2° Le débat sur la reprise des essais nucléaires français dans le Pacifique devait rebondir au cours de la session de décembre de l'Assemblée de l'UEO. Dans sa séance du 5 décembre 1995, celle-ci a en effet débattu du nouveau rapport (doc 1488 et amendement) de Sir Russel JOHNSTON, cependant qu'elle était appelée à se prononcer sur une question préalable déposée à l'initiative de M. Jean VALLEIX. Le rapporteur de la commission de défense a rappelé que le rapport n'était pas à l'origine "destiné à traiter du nucléaire en général, mais des conséquences particulières de la reprises des essais français dans le contexte du mouvement vers pour un traité d'interdiction complète des essais nucléaires...".

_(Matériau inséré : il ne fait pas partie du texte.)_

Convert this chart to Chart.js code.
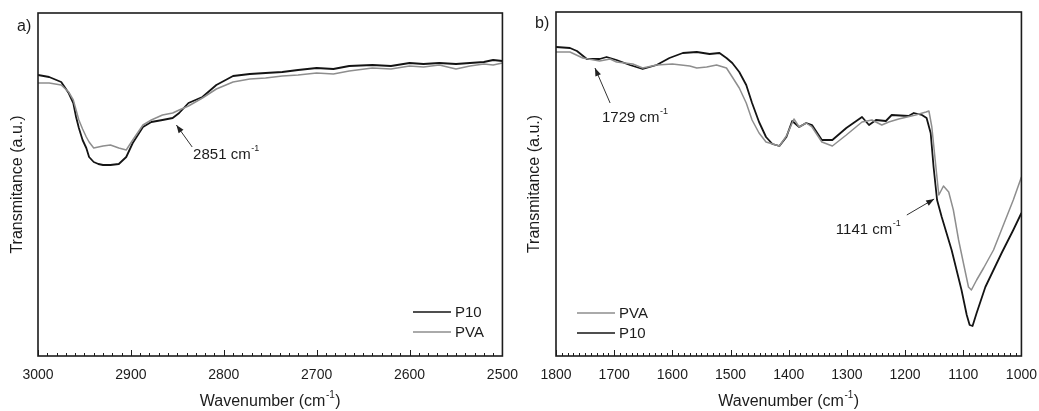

Le rapport et la résolution sont un compromis, a souligné le rapporteur. Défendant la question préalable (doc 1501), M Jean VALLEIX s'est étonné qu'une question de cette importance "puisse être débattue dans un climat polémique alors même que le Gouvernement français a proposé une nouvelle réflexion sur le rôle des armes nucléaires dans la défense européenne." Il a d'ailleurs déposé une proposition de directive (n° 1502) sur l'avenir des forces nucléaires, invitant la commission de défense à engager une réflexion au fond
Intervenant dans la discussion, M Jean-Michel BOUCHERON, député (S) ancien Président de la commission de la défense nationale et des forces armées de l'Assemblée nationale, rappela qu'il était à ce poste quand François MITTERRAND, en 1992, a décidé d'arrêter les expérimentations nucléaires.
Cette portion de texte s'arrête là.